The pattern (f) shows the moving localized clusters (MLC) which occurs just before the transition from metastable traffic phase to stable traffic phase. This density wave is a single expansion wave and propagates backward. Pattern (f) is not a compression wave but an expansion wave, which distinguishes pattern (f) from pattern (b). After the state transition from congested traffic to stable traffic in high density regimes, i.e., \(\rho _f>0.38\), the traffic density is high and generally constant (about \(\rho =0.325\)) over space except for the neighborhood of the downstream boundary. According to the optimal velocity function Eq. (8), the corresponding velocity is very low (equals about to 0.166). This traffic state is the homogeneous congested traffic (HCT). Both the pattern (a) FT and pattern (g) HCT are stable, but HCT is different from FT since the vehicle speed is very low in HCT.

5 Conclusions

In this manuscript, we have derived the KdV equation from two-lane hydrodynamic traffic model. Using the reductive method, soliton solution near the neutral line is obtained from the KdV equation. Under periodic boundary condition, numerical simulations are conducted to verify the nonlinear theoretical result.
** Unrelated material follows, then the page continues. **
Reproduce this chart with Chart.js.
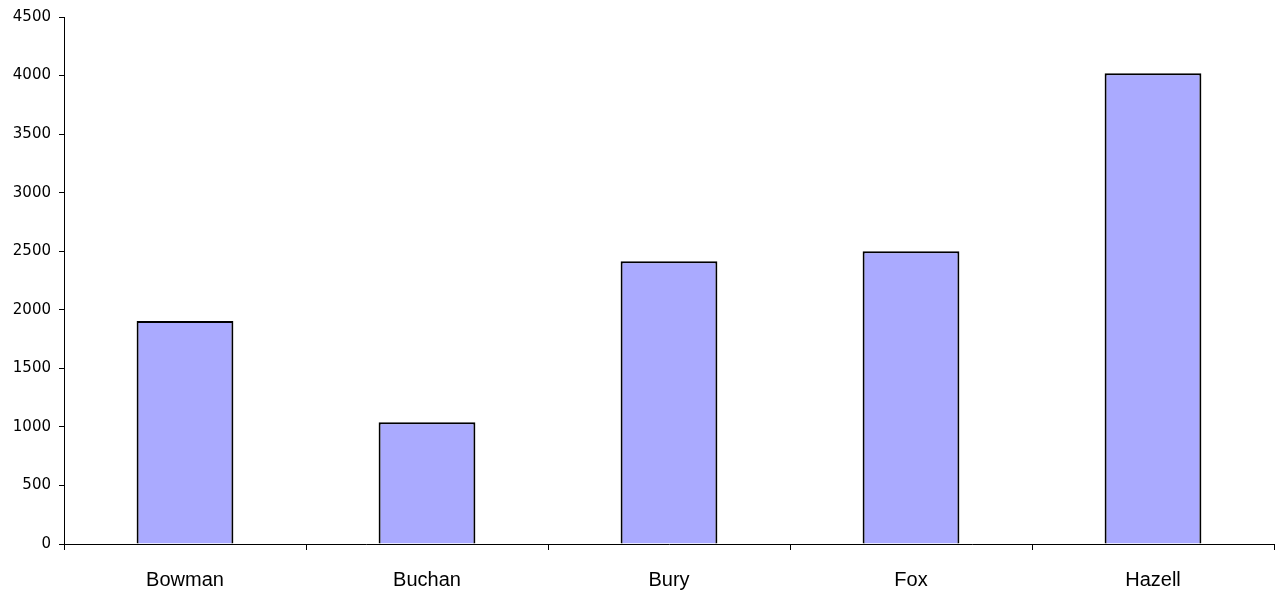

It can be found that the simulation results are in good agreement with analytical results.

In further, we presented the phase diagram under open system through numerical simulation. The traffic states of MLC, TSG, OCT, and HCT are given in the phase diagram. From the phase diagram, we have found that the transitions of traffic states are not related with the upstream initial density but with the fluctuation of lattice \(N\).

Finally, we have reproduced the evolution of density profile of different kinds for different traffic states in detail. These simulation results show that the lattice hydrodynamic traffic flow could predict the appearance of traffic states and transitions between them.